# TASK STATEMENT
Copy out all the lines exactly. Omit pictures.

# SOURCE DATA
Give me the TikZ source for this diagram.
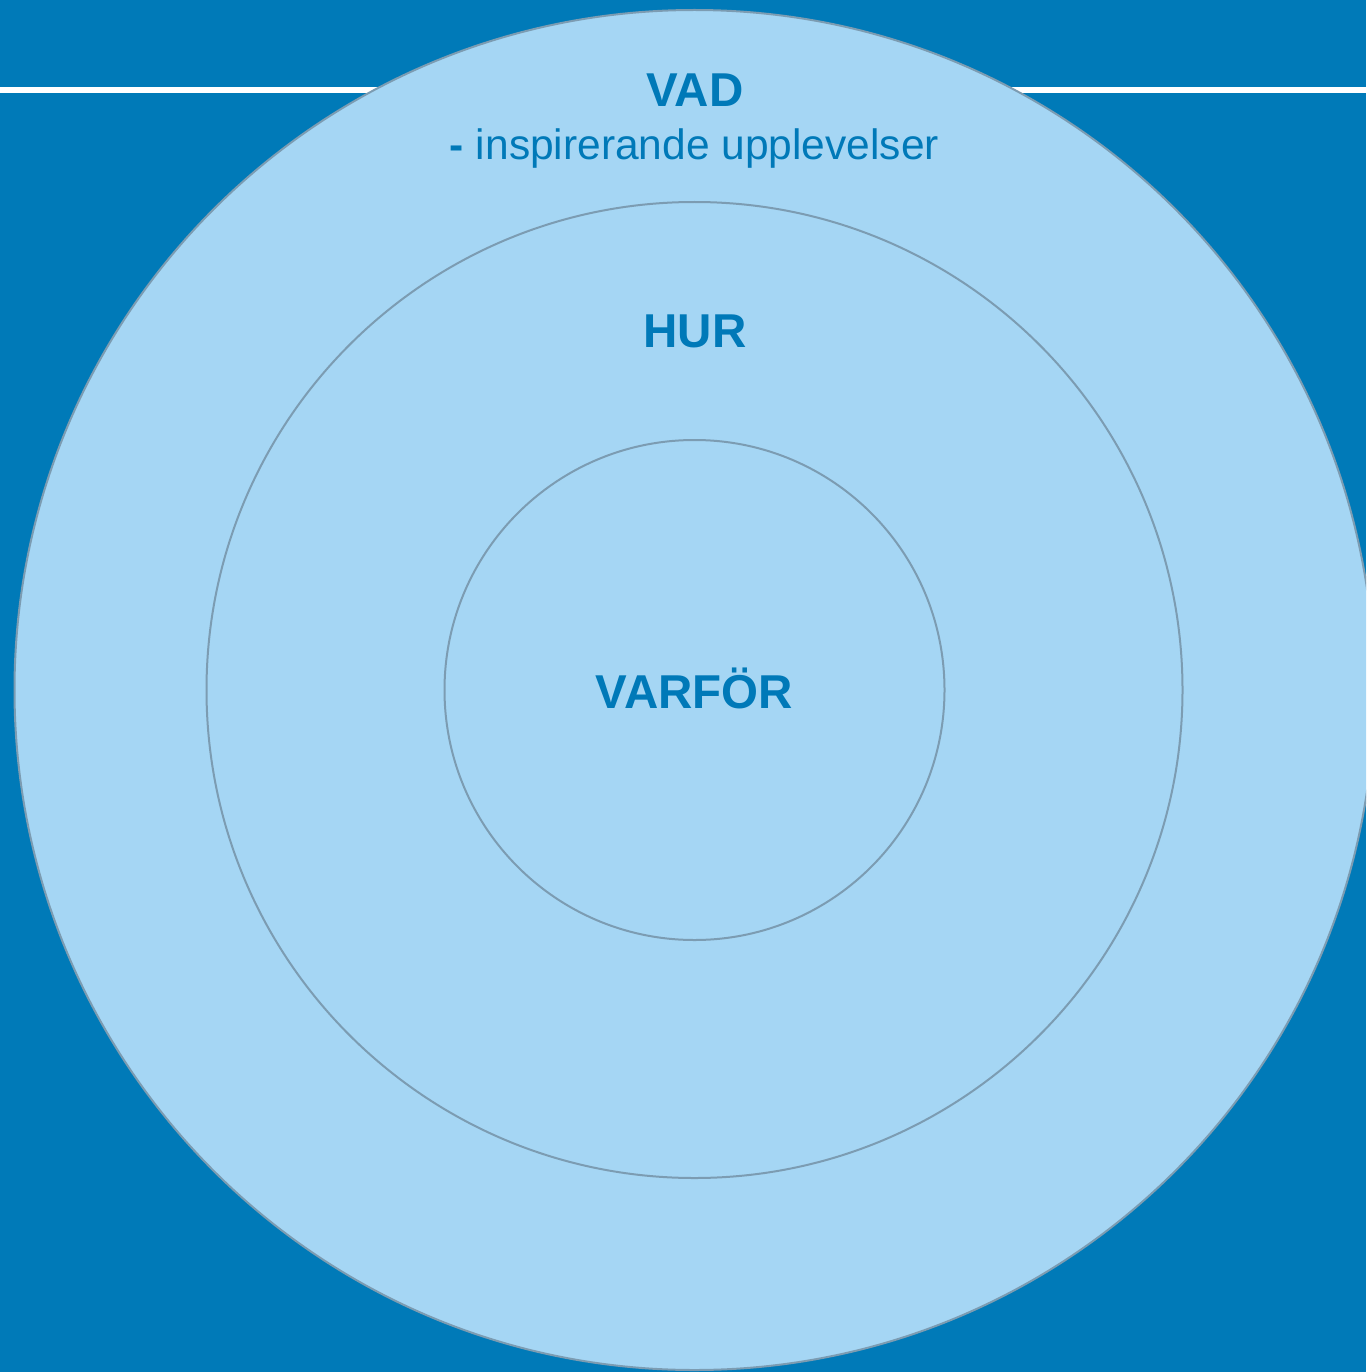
\documentclass[tikz,border=0pt]{standalone}
\usepackage{fontspec}
\setmainfont{Liberation Sans}
\definecolor{bgblue}{HTML}{007AB8}
\definecolor{ringfill}{HTML}{A5D6F4}
\definecolor{ringline}{HTML}{7C9CB2}
\definecolor{txtblue}{HTML}{0079B8}
\tikzset{
  ring/.style={draw=ringline, line width=2pt, fill=ringfill},
  heading/.style={text=txtblue, font=\bfseries\fontsize{47.5}{52}\selectfont, anchor=base, inner sep=0pt},
  subhead/.style={text=txtblue, font=\fontsize{42.5}{46}\selectfont, anchor=base, inner sep=0pt}
}
\begin{document}
\begin{tikzpicture}[x=1pt,y=-1pt]
\useasboundingbox (0,0) rectangle (1366,1372);
\clip (0,0) rectangle (1366,1372);
\fill[bgblue] (0,0) rectangle (1366,1372);
\coordinate (lineL) at (0,90);
\coordinate (lineR) at (1366,90);
\draw[white, line width=6pt] (lineL) -- (lineR);
\coordinate (c) at (694.5,690);
\draw[ring] (c) circle[radius=680];
\draw[ring] (c) circle[radius=488];
\draw[ring] (c) circle[radius=250];
\node[heading] (vad) at (695,107) {VAD};
\node[subhead] (sub) at (694.5,160) {\textbf{-} inspirerande upplevelser};
\node[heading] (hur) at (695,347) {HUR};
\node[heading] (varfor) at (694.5,708) {VARFÖR};
\end{tikzpicture}
\end{document}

# THE OUTPUT
Give me the TikZ source for this diagram.
\documentclass[tikz,border=0pt]{standalone}
\usepackage{fontspec}
\setmainfont{Liberation Sans}
\definecolor{bgblue}{HTML}{007AB8}
\definecolor{ringfill}{HTML}{A5D6F4}
\definecolor{ringline}{HTML}{7C9CB2}
\definecolor{txtblue}{HTML}{0079B8}
\tikzset{
  ring/.style={draw=ringline, line width=2pt, fill=ringfill},
  heading/.style={text=txtblue, font=\bfseries\fontsize{47.5}{52}\selectfont, anchor=base, inner sep=0pt},
  subhead/.style={text=txtblue, font=\fontsize{42.5}{46}\selectfont, anchor=base, inner sep=0pt}
}
\begin{document}
\begin{tikzpicture}[x=1pt,y=-1pt]
\useasboundingbox (0,0) rectangle (1366,1372);
\clip (0,0) rectangle (1366,1372);
\fill[bgblue] (0,0) rectangle (1366,1372);
\coordinate (lineL) at (0,90);
\coordinate (lineR) at (1366,90);
\draw[white, line width=6pt] (lineL) -- (lineR);
\coordinate (c) at (694.5,690);
\draw[ring] (c) circle[radius=680];
\draw[ring] (c) circle[radius=488];
\draw[ring] (c) circle[radius=250];
\node[heading] (vad) at (695,107) {VAD};
\node[subhead] (sub) at (694.5,160) {\textbf{-} inspirerande upplevelser};
\node[heading] (hur) at (695,347) {HUR};
\node[heading] (varfor) at (694.5,708) {VARFÖR};
\end{tikzpicture}
\end{document}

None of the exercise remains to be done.